INSTRUCTIONS TO FOLLOW -
Count how many lines hold the word "this" and give that number as the whole answer.

GIVEN RECORDS -
◇ ◇ ◇ ◇ ◇

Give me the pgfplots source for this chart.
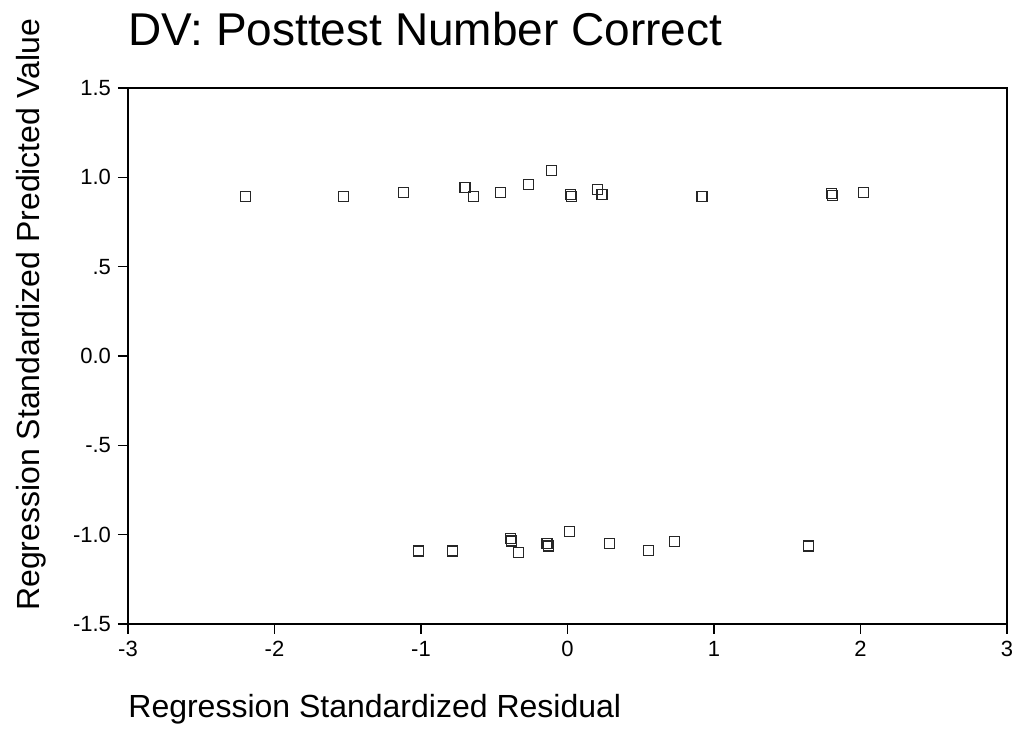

◇ ◇ ◇ ◇ ◇

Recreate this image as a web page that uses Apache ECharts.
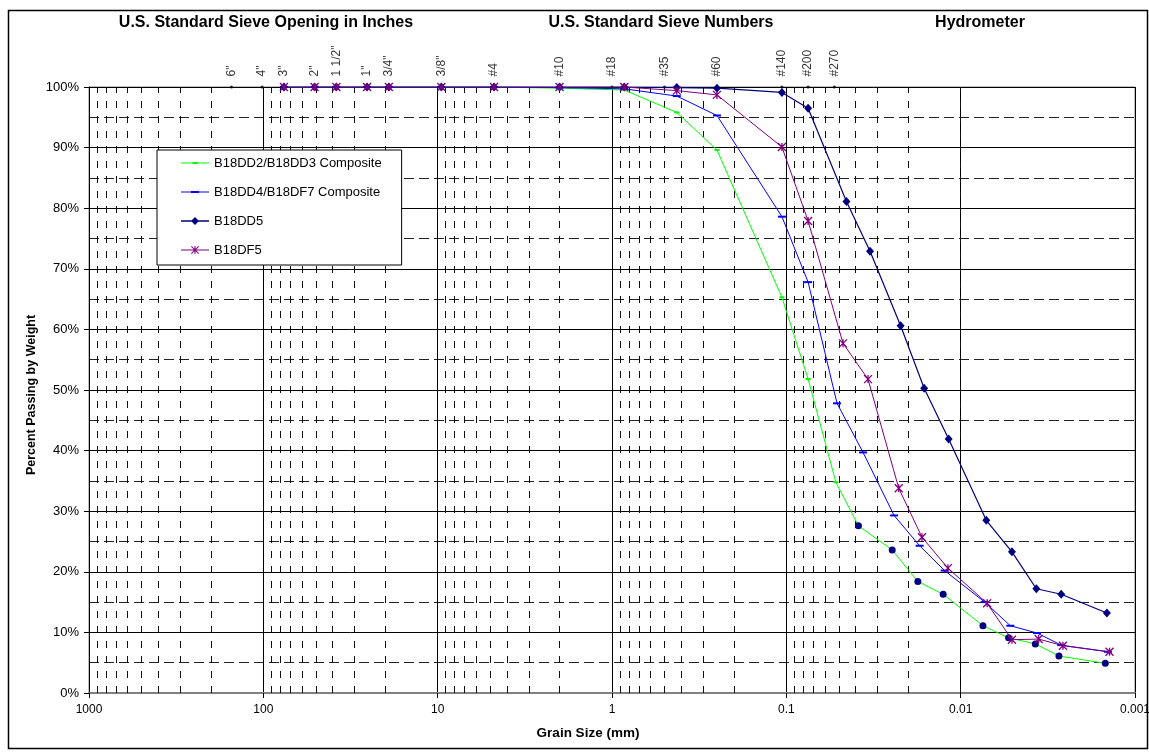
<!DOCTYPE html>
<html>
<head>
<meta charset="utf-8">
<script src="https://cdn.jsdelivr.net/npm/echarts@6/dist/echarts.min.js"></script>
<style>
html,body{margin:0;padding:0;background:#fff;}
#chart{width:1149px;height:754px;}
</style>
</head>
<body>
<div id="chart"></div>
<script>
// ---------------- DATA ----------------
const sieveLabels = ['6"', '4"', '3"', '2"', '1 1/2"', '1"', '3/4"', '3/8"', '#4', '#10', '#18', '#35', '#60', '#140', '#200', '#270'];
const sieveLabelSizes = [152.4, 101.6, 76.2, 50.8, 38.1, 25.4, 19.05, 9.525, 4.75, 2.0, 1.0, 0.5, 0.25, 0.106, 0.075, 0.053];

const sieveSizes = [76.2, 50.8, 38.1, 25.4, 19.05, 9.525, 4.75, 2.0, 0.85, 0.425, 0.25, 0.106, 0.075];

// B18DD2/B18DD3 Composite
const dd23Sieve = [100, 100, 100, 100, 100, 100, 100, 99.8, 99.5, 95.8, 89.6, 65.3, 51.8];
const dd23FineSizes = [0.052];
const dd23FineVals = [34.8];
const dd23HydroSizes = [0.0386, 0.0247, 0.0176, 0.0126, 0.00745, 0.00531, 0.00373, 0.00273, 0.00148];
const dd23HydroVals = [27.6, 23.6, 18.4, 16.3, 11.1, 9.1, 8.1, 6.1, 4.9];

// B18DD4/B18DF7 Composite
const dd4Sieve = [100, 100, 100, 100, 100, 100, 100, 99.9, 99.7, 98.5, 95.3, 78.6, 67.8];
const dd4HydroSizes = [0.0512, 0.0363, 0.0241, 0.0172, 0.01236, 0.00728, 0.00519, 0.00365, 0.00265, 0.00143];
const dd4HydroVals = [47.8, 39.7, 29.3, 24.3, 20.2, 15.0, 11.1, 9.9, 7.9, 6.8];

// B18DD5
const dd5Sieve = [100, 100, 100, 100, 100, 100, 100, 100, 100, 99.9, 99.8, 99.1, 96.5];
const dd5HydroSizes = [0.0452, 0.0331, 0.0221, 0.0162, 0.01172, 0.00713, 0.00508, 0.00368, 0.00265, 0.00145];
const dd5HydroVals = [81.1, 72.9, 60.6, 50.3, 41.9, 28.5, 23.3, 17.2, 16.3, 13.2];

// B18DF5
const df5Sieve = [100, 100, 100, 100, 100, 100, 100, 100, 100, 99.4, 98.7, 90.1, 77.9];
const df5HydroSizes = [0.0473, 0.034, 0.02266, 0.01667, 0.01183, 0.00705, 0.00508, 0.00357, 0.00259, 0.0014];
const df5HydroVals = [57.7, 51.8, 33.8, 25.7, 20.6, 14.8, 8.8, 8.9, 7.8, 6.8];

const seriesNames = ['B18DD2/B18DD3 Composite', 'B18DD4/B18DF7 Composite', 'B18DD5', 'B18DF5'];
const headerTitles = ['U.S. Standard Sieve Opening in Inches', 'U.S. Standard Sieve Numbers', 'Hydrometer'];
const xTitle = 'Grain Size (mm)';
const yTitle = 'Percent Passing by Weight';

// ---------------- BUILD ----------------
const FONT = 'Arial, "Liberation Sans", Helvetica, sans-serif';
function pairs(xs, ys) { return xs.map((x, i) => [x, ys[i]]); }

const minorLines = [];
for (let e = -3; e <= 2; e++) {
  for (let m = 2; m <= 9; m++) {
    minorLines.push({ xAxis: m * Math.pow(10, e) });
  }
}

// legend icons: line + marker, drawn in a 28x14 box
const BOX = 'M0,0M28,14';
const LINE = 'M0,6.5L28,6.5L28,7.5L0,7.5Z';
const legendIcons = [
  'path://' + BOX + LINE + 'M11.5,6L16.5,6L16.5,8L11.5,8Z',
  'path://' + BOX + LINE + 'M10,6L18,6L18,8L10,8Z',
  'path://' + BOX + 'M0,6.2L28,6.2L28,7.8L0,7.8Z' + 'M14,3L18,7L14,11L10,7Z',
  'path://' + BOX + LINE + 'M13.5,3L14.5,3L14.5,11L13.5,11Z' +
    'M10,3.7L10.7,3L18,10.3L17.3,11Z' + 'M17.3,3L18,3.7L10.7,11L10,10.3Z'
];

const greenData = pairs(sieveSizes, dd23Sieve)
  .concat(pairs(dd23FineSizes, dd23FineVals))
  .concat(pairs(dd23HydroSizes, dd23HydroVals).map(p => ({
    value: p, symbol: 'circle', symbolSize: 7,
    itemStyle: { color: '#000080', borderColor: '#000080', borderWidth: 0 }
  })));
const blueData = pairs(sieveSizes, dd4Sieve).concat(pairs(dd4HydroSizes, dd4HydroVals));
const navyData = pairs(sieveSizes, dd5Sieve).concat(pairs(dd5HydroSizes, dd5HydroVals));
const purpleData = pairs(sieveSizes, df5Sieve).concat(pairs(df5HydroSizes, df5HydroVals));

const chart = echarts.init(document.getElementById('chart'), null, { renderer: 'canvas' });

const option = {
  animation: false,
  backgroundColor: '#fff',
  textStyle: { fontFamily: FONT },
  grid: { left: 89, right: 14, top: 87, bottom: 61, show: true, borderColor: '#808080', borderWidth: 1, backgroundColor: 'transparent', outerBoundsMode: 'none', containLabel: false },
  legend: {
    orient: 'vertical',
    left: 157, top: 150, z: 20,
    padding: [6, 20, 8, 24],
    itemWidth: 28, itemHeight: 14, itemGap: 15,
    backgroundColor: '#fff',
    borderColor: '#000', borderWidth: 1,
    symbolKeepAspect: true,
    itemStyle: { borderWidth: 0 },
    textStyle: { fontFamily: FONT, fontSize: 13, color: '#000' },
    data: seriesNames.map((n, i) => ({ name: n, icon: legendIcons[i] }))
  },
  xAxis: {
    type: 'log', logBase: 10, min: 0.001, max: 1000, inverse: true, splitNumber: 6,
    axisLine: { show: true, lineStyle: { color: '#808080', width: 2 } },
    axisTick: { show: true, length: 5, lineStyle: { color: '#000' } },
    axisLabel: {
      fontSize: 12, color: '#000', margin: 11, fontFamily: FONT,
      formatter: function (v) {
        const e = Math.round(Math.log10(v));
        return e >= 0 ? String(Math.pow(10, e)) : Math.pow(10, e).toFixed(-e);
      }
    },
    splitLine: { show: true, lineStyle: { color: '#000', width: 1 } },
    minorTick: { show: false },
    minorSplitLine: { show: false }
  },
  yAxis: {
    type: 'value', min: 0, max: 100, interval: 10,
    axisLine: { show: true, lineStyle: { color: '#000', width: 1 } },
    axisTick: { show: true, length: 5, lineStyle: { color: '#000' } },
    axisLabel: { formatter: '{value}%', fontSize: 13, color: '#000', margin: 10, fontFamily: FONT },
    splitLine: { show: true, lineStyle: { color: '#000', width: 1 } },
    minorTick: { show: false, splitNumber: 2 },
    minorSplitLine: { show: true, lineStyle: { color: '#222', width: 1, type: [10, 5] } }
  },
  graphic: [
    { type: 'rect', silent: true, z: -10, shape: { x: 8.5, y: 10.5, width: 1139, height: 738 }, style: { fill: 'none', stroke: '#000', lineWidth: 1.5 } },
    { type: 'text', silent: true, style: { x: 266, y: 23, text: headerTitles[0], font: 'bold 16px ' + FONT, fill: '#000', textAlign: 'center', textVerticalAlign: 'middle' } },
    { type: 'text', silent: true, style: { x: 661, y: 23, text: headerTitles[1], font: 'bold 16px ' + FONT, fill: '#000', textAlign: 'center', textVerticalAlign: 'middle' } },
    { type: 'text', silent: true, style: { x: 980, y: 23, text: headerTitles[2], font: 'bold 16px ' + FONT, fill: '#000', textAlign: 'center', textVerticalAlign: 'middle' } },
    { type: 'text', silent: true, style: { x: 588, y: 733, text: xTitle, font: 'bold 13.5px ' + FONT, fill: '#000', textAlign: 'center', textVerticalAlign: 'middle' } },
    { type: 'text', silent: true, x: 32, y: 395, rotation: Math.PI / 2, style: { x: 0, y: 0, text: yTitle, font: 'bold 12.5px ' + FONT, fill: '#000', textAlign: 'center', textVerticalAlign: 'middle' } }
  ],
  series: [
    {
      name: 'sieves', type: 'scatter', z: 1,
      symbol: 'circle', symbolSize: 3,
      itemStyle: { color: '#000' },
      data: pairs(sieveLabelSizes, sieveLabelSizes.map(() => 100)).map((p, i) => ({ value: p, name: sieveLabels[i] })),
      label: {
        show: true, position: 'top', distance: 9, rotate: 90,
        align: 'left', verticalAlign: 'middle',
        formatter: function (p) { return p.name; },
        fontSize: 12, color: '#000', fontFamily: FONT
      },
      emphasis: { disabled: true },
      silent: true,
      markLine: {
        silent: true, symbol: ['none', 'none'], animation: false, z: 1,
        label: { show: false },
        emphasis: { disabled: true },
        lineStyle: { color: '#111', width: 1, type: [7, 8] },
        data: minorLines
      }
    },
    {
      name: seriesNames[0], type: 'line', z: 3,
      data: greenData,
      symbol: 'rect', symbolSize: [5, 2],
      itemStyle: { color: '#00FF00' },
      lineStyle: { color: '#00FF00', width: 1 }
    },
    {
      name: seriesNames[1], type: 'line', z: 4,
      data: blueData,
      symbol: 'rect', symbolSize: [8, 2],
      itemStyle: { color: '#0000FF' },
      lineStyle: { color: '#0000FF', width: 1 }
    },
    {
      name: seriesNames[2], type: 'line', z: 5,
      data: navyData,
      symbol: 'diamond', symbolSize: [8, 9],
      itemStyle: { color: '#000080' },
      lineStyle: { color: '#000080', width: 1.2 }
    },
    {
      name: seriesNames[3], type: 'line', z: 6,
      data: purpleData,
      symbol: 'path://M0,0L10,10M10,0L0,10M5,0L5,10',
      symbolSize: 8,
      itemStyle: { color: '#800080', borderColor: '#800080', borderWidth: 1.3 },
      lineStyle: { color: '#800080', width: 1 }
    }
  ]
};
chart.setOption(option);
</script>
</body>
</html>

◇ ◇ ◇ ◇ ◇

FINISHED ANSWER -
2